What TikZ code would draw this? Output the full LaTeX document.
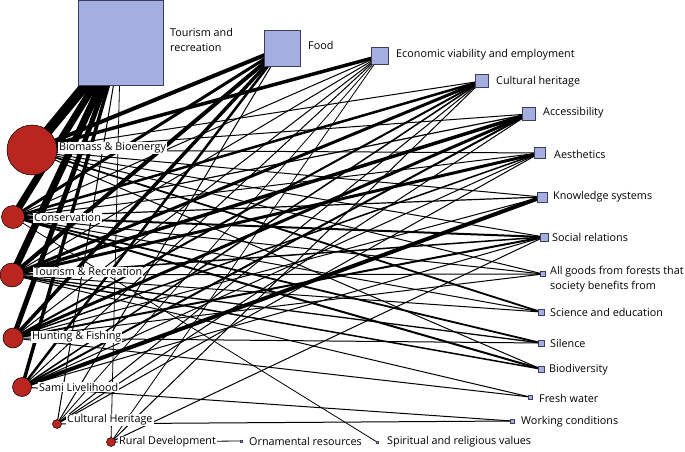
\documentclass[tikz,border=0pt]{standalone}
\usepackage{fontspec}
\setmainfont{Open Sans}
\usetikzlibrary{backgrounds}
\definecolor{usered}{HTML}{B8261F}
\definecolor{servblue}{HTML}{A4AEE0}
\definecolor{servedge}{HTML}{3C3F5C}
\tikzset{
  use/.style={circle,draw=black,line width=0.5pt,fill=usered,inner sep=0pt,minimum size=#1},
  serv/.style={rectangle,draw=servedge,line width=0.6pt,fill=servblue,inner sep=0pt,minimum size=#1},
  ulbl/.style={anchor=west,fill=white,inner sep=1pt,font=\fontsize{10.8}{12}\selectfont},
  slbl/.style={anchor=west,inner sep=0pt,align=left,font=\fontsize{10.8}{15}\selectfont},
  link/.style={draw=black,line width=#1}
}
\begin{document}
\begin{tikzpicture}[x=1pt,y=-1pt]
\useasboundingbox (0,0) rectangle (685,452);
% services
\node[serv=85pt] (tour) at (120.5,43) {};
\node[serv=36pt] (food) at (282,48) {};
\node[serv=17pt] (econ) at (380,56) {};
\node[serv=13pt] (cult) at (482,81) {};
\node[serv=13pt] (acc) at (529,114) {};
\node[serv=11pt] (aes) at (540,153) {};
\node[serv=10pt] (know) at (542,197) {};
\node[serv=8pt] (soc) at (544,237) {};
\node[serv=5pt] (goods) at (543,274) {};
\node[serv=6pt] (sci) at (541,312) {};
\node[serv=6pt] (sil) at (541,343) {};
\node[serv=6pt] (biod) at (541,369) {};
\node[serv=4pt] (fresh) at (530,397) {};
\node[serv=4pt] (work) at (512,421) {};
\node[serv=2pt] (spir) at (377,442) {};
\node[serv=2pt] (orn) at (241,441) {};
% uses
\node[use=50pt] (bio) at (32,150) {};
\node[use=23pt] (con) at (13,217) {};
\node[use=24pt] (tr) at (12,275) {};
\node[use=20pt] (hf) at (13,338) {};
\node[use=19pt] (sami) at (22,387) {};
\node[use=9pt] (ch) at (57,424) {};
\node[use=9pt] (rd) at (111,442) {};
% links
\begin{scope}[on background layer]
\foreach \a/\b/\w in {
 bio/tour/10, con/tour/7, tr/tour/7, hf/tour/5, sami/tour/3.5, ch/tour/1, rd/tour/0.8, bio/tour/1.2,
 bio/food/4, con/food/3, tr/food/4, hf/food/3.5, sami/food/2.5, ch/food/1, bio/food/1,
 bio/econ/3.5, con/econ/1, tr/econ/1, hf/econ/1, sami/econ/1, ch/econ/0.8, rd/econ/0.8,
 bio/cult/1, con/cult/2.5, tr/cult/3, hf/cult/2, sami/cult/1.5, ch/cult/1, rd/cult/1,
 bio/acc/1, con/acc/1.2, tr/acc/3.5, hf/acc/3, sami/acc/2, ch/acc/1,
 bio/aes/1, con/aes/1, tr/aes/3, hf/aes/1.5, sami/aes/1, ch/aes/1,
 bio/know/1, con/know/1.2, hf/know/1, sami/know/4,
 bio/soc/1, con/soc/2, tr/soc/1.5, hf/soc/2, sami/soc/1, rd/soc/1,
 bio/goods/1, con/goods/1, tr/goods/1, hf/goods/1,
 bio/sci/1.8, con/sci/1, tr/sci/1,
 con/sil/1.8, tr/sil/1.3, hf/sil/1,
 bio/biod/1, con/biod/2, tr/biod/1.5,
 tr/fresh/1, hf/fresh/1,
 sami/work/1, ch/work/1,
 con/spir/0.8,
 rd/orn/0.8}
 \draw[link=\w pt] (\a.center) -- (\b.center);
\end{scope}
% use labels
\node[ulbl] (lbio) at (58,148) {Biomass \& Bioenergy};
\node[ulbl] (lcon) at (33,218) {Conservation};
\node[ulbl] (ltr) at (33,272) {Tourism \& Recreation};
\node[ulbl] (lhf) at (31,337) {Hunting \& Fishing};
\node[ulbl] (lsami) at (38,387) {Sami Livelihood};
\node[ulbl] (lch) at (66,420) {Cultural Heritage};
\node[ulbl] (lrd) at (118,442) {Rural Development};
% service labels
\node[slbl] (ltour) at (170,40) {Tourism and\\recreation};
\node[slbl] (lfood) at (308,45) {Food};
\node[slbl] (lecon) at (396,55) {Economic viability and employment};
\node[slbl] (lcult) at (496,82) {Cultural heritage};
\node[slbl] (lacc) at (543,113) {Accessibility};
\node[slbl] (laes) at (554,154) {Aesthetics};
\node[slbl] (lknow) at (553,197) {Knowledge systems};
\node[slbl] (lsoc) at (552,237) {Social relations};
\node[slbl] (lgoods) at (550,279) {All goods from forests that\\society benefits from};
\node[slbl] (lsci) at (550,312) {Science and education};
\node[slbl] (lsil) at (550,343) {Silence};
\node[slbl] (lbiod) at (549,370) {Biodiversity};
\node[slbl] (lfresh) at (539,398) {Fresh water};
\node[slbl] (lwork) at (521,422) {Working conditions};
\node[slbl] (lspir) at (387,442) {Spiritual and religious values};
\node[slbl] (lorn) at (249,441) {Ornamental resources};
\end{tikzpicture}
\end{document}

━━━━━━━━━━━━━━━━━━━━━━━━━━━━━━

AIM OF THE EXERCISE →
Quote each line of the listing exactly, but leave the pictures out.

FINAL RESULT →
What TikZ code would draw this? Output the full LaTeX document.
\documentclass[tikz,border=0pt]{standalone}
\usepackage{fontspec}
\setmainfont{Open Sans}
\usetikzlibrary{backgrounds}
\definecolor{usered}{HTML}{B8261F}
\definecolor{servblue}{HTML}{A4AEE0}
\definecolor{servedge}{HTML}{3C3F5C}
\tikzset{
  use/.style={circle,draw=black,line width=0.5pt,fill=usered,inner sep=0pt,minimum size=#1},
  serv/.style={rectangle,draw=servedge,line width=0.6pt,fill=servblue,inner sep=0pt,minimum size=#1},
  ulbl/.style={anchor=west,fill=white,inner sep=1pt,font=\fontsize{10.8}{12}\selectfont},
  slbl/.style={anchor=west,inner sep=0pt,align=left,font=\fontsize{10.8}{15}\selectfont},
  link/.style={draw=black,line width=#1}
}
\begin{document}
\begin{tikzpicture}[x=1pt,y=-1pt]
\useasboundingbox (0,0) rectangle (685,452);
% services
\node[serv=85pt] (tour) at (120.5,43) {};
\node[serv=36pt] (food) at (282,48) {};
\node[serv=17pt] (econ) at (380,56) {};
\node[serv=13pt] (cult) at (482,81) {};
\node[serv=13pt] (acc) at (529,114) {};
\node[serv=11pt] (aes) at (540,153) {};
\node[serv=10pt] (know) at (542,197) {};
\node[serv=8pt] (soc) at (544,237) {};
\node[serv=5pt] (goods) at (543,274) {};
\node[serv=6pt] (sci) at (541,312) {};
\node[serv=6pt] (sil) at (541,343) {};
\node[serv=6pt] (biod) at (541,369) {};
\node[serv=4pt] (fresh) at (530,397) {};
\node[serv=4pt] (work) at (512,421) {};
\node[serv=2pt] (spir) at (377,442) {};
\node[serv=2pt] (orn) at (241,441) {};
% uses
\node[use=50pt] (bio) at (32,150) {};
\node[use=23pt] (con) at (13,217) {};
\node[use=24pt] (tr) at (12,275) {};
\node[use=20pt] (hf) at (13,338) {};
\node[use=19pt] (sami) at (22,387) {};
\node[use=9pt] (ch) at (57,424) {};
\node[use=9pt] (rd) at (111,442) {};
% links
\begin{scope}[on background layer]
\foreach \a/\b/\w in {
 bio/tour/10, con/tour/7, tr/tour/7, hf/tour/5, sami/tour/3.5, ch/tour/1, rd/tour/0.8, bio/tour/1.2,
 bio/food/4, con/food/3, tr/food/4, hf/food/3.5, sami/food/2.5, ch/food/1, bio/food/1,
 bio/econ/3.5, con/econ/1, tr/econ/1, hf/econ/1, sami/econ/1, ch/econ/0.8, rd/econ/0.8,
 bio/cult/1, con/cult/2.5, tr/cult/3, hf/cult/2, sami/cult/1.5, ch/cult/1, rd/cult/1,
 bio/acc/1, con/acc/1.2, tr/acc/3.5, hf/acc/3, sami/acc/2, ch/acc/1,
 bio/aes/1, con/aes/1, tr/aes/3, hf/aes/1.5, sami/aes/1, ch/aes/1,
 bio/know/1, con/know/1.2, hf/know/1, sami/know/4,
 bio/soc/1, con/soc/2, tr/soc/1.5, hf/soc/2, sami/soc/1, rd/soc/1,
 bio/goods/1, con/goods/1, tr/goods/1, hf/goods/1,
 bio/sci/1.8, con/sci/1, tr/sci/1,
 con/sil/1.8, tr/sil/1.3, hf/sil/1,
 bio/biod/1, con/biod/2, tr/biod/1.5,
 tr/fresh/1, hf/fresh/1,
 sami/work/1, ch/work/1,
 con/spir/0.8,
 rd/orn/0.8}
 \draw[link=\w pt] (\a.center) -- (\b.center);
\end{scope}
% use labels
\node[ulbl] (lbio) at (58,148) {Biomass \& Bioenergy};
\node[ulbl] (lcon) at (33,218) {Conservation};
\node[ulbl] (ltr) at (33,272) {Tourism \& Recreation};
\node[ulbl] (lhf) at (31,337) {Hunting \& Fishing};
\node[ulbl] (lsami) at (38,387) {Sami Livelihood};
\node[ulbl] (lch) at (66,420) {Cultural Heritage};
\node[ulbl] (lrd) at (118,442) {Rural Development};
% service labels
\node[slbl] (ltour) at (170,40) {Tourism and\\recreation};
\node[slbl] (lfood) at (308,45) {Food};
\node[slbl] (lecon) at (396,55) {Economic viability and employment};
\node[slbl] (lcult) at (496,82) {Cultural heritage};
\node[slbl] (lacc) at (543,113) {Accessibility};
\node[slbl] (laes) at (554,154) {Aesthetics};
\node[slbl] (lknow) at (553,197) {Knowledge systems};
\node[slbl] (lsoc) at (552,237) {Social relations};
\node[slbl] (lgoods) at (550,279) {All goods from forests that\\society benefits from};
\node[slbl] (lsci) at (550,312) {Science and education};
\node[slbl] (lsil) at (550,343) {Silence};
\node[slbl] (lbiod) at (549,370) {Biodiversity};
\node[slbl] (lfresh) at (539,398) {Fresh water};
\node[slbl] (lwork) at (521,422) {Working conditions};
\node[slbl] (lspir) at (387,442) {Spiritual and religious values};
\node[slbl] (lorn) at (249,441) {Ornamental resources};
\end{tikzpicture}
\end{document}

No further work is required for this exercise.